Le deuxième argument qui fonde la décrépitude possible du ministère public est son indivisibilité. En clair, un acte posé par un membre du ministère public engage tout le parquet. D’où le principe de l’unicité des membres du parquet. Ce principe génère la présomption selon laquelle le ministère public est représenté, ou est constitué par une seule et même personne. Or selon l’article 29 in fine de la loi N° 2006/015 du 29 décembre 2006 portant organisation judiciaire au Cameroun, cette personne unique veille à l’application de la loi par l’exercice cumulé de l’opportunité des poursuites, et des réquisitions qui ne sauraient lui être refusées ou retirées (article 128 CPP). Autrement dit, pour la bonne exécution de sa politique criminelle, la femme ou l’homme politique désigne une personne unique: le procureur de la République ; seul compétent pour engager les poursuites contre X ou Y, diriger l’enquête (art. 78 CPP) y relative, initier l’instruction préparatoire (art.143 CPP), y  participer (arts. 154, 176), proposer la sanction et veiller à l’application de la décision de justice (art. 29 loi N° 2006/015 suscitée). Quid du principe de la séparation des fonctions de justice répressive ?

Il ressort de l’analyse de l’affaire MOULIN c. France [§58] que cette indivisibilité, associée à la subordination hiérarchique, induit que la même autorité participe au même procès depuis l’enquête de police, jusqu’à l’exécution de la décision de justice,  en passant par le tribunal d’instance, la Cour d’appel et celle de cassation. Le procureur de la République ne saurait donc être impartial.

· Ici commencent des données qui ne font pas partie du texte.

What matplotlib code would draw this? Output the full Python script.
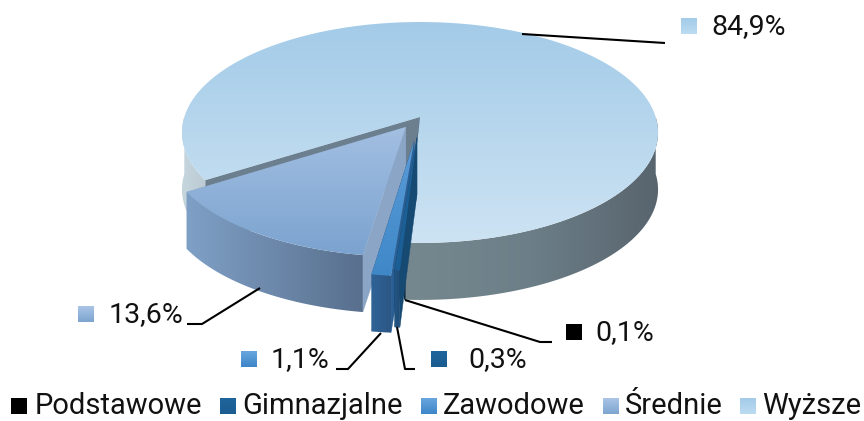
import numpy as np
import matplotlib
matplotlib.use('Agg')
import matplotlib.pyplot as plt
from matplotlib.colors import LinearSegmentedColormap
from matplotlib.patches import Polygon

plt.rcParams['font.family'] = ['Roboto', 'DejaVu Sans']

categories = ['Podstawowe', 'Gimnazjalne', 'Zawodowe', 'Średnie', 'Wyższe']
shares = [0.1, 0.3, 1.1, 13.6, 84.9]
explode = [0.0, 0.185, 0.22, 0.11, 0.0]

# gradients: top surface (up -> down), outer wall left of the pie / right of it, inner wall
top_colors = [['#0b2f4c', '#0b2f4c'], ['#1d6299', '#1b5f96'], ['#5a9bd8', '#3f88c8'],
              ['#a3bfe2', '#7ba3cf'], ['#a3cbe8', '#cde3f3']]
wall_left = [['#0d2a40', '#0a2030'], ['#245583', '#1d4a74'], ['#2f6396', '#2c5684'],
             ['#7fa0c6', '#586f8d'], ['#c6d6de', '#bccbd3']]
wall_right = [['#0d2a40', '#0a2030'], ['#245583', '#1d4a74'], ['#2f6396', '#2c5684'],
              ['#7fa0c6', '#586f8d'], ['#76888f', '#6c7e87', '#58646e']]
inner_colors = [None, '#174a73', '#2b5f93', '#8ba5c6', '#6c7f8e']
marker_colors = [['#000000', '#000000'], ['#1f659c', '#1b5c90'], ['#69a6de', '#3c86c8'],
                 ['#abc5e6', '#7ca4d0'], ['#a3cbe8', '#bcdcf2']]

# where the labels and their leader lines sit
label_xy = [(595, 333), (468, 360), (271, 360), (109, 315), (711, 27)]
label_marker_x = [566, 431, 241, 78, 681]
leaders = [[(405, 300), (540, 342), (552, 342)],
           [(397, 327), (405, 369), (415, 369)],
           [(381, 333), (348, 369), (336, 369)],
           [(260, 288), (202, 324), (187, 324)],
           [(522, 34), (665, 43)]]
legend_marker_x = [11, 220, 421, 603, 740]
legend_text_x = [35, 242, 443, 625, 762]

# pie geometry, pixels
cx, cy = 420, 117
rx, ry = 235.7, 108.3
persp = 0.14
depth = 57
start = 3.0

fig = plt.figure(figsize=(8.64, 4.21), dpi=100)
ax = fig.add_axes([0, 0, 1, 1])


def project(theta, r, eu, ev):
    t = np.radians(theta)
    u = -np.sin(t) * r + eu
    v = np.cos(t) * r + ev
    s = 1 / (1 - persp * v)
    return np.column_stack([cx + rx * u * s, cy + ry * v * s])


def grad(verts, stops, vertical=False, z=1):
    verts = np.asarray(verts)
    cmap = LinearSegmentedColormap.from_list('g', stops)
    g = np.linspace(0, 1, 256)
    img = g.reshape(-1, 1) if vertical else g.reshape(1, -1)
    x0, y0 = verts.min(axis=0)
    x1, y1 = verts.max(axis=0)
    im = ax.imshow(img, cmap=cmap, extent=[x0, x1, y1, y0], origin='upper',
                   aspect='auto', zorder=z, interpolation='bilinear')
    im.set_clip_path(Polygon(verts, closed=True, transform=ax.transData))


def draw_slice(a0, a1, e, top, left, right, inner, z):
    mid = np.radians((a0 + a1) / 2)
    eu, ev = -np.sin(mid) * e, np.cos(mid) * e
    apex = project(0, 0, eu, ev)
    down = np.array([0, depth])
    # inner walls first
    if inner:
        for a in (a0, a1):
            rim = project(a, 1, eu, ev)
            q = np.vstack([apex, rim, rim + down, apex + down])
            ax.add_patch(Polygon(q, closed=True, fc=inner, ec=inner, lw=0.3, zorder=z))
    # outer wall, front half only
    for lo, hi, stops in ((-90, 90, left), (270, 450, right)):
        b0, b1 = max(a0, lo), min(a1, hi)
        if b1 <= b0:
            continue
        arc = project(np.linspace(b0, b1, 120), 1, eu, ev)
        grad(np.vstack([arc, arc[::-1] + down]), stops, z=z + 0.1)
    # top
    arc = project(np.linspace(a0, a1, 400), 1, eu, ev)
    grad(np.vstack([apex, arc]), top, vertical=True, z=z + 0.2)


edges = start + np.concatenate([[0], np.cumsum(shares)]) * 3.6
order = [4, 0, 3, 2, 1]
for n, i in enumerate(order):
    draw_slice(edges[i], edges[i + 1], explode[i], top_colors[i], wall_left[i],
               wall_right[i], inner_colors[i], z=2 + n)

for i in range(len(shares)):
    xs, ys = zip(*leaders[i])
    ax.plot(xs, ys, color='black', lw=1.5, zorder=10, solid_capstyle='butt')
    ax.text(label_xy[i][0], label_xy[i][1], f'{shares[i]:.1f}%'.replace('.', ','),
            fontsize=20.5, va='center', ha='left', color='#111111', zorder=11)
    mx, my = label_marker_x[i], label_xy[i][1] - 1
    grad([(mx, my - 8), (mx + 16, my - 8), (mx + 16, my + 8), (mx, my + 8)],
         marker_colors[i], vertical=True, z=11)
    lx = legend_marker_x[i]
    grad([(lx, 398), (lx + 16, 398), (lx + 16, 414), (lx, 414)],
         marker_colors[i], vertical=True, z=11)
    ax.text(legend_text_x[i], 405.5, categories[i], fontsize=21, va='center', ha='left',
            color='#111111', zorder=11)

ax.set_xlim(0, 864)
ax.set_ylim(421, 0)
ax.axis('off')
fig.savefig('out.png', dpi=100)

S’il est admis que l’institution du ministère public, telle qu’elle est actuellement organisée au Cameroun et en France, n’est ni indépendante, ni impartiale, il est dès lors évident qu’elle tempère la jouissance du droit à un procès équitable. Comment doit-on réorganiser l’administration de la justice pour une jouissance effective du droit à un procès équitable ? Sans répondre expressément à cette question, une brève analyse de la loi N°2005/007 du 27 juillet 2005 portant Code de procédure pénale au Cameroun, montre que si le procureur de la République a été un tant soit peu « ‘‘décoiffé’’ » [cf. Pr. Jeanne Claire MEBU NCHIMI, in Les tendances de la nouvelle procédure pénale camerounaise, Vol.1, Yaoundé, PUA, 2007, pp.241-269], c’est juste en guise de gratitude, relative à la réorientation de ses pouvoirs qui sont toujours quasi-exceptionnels.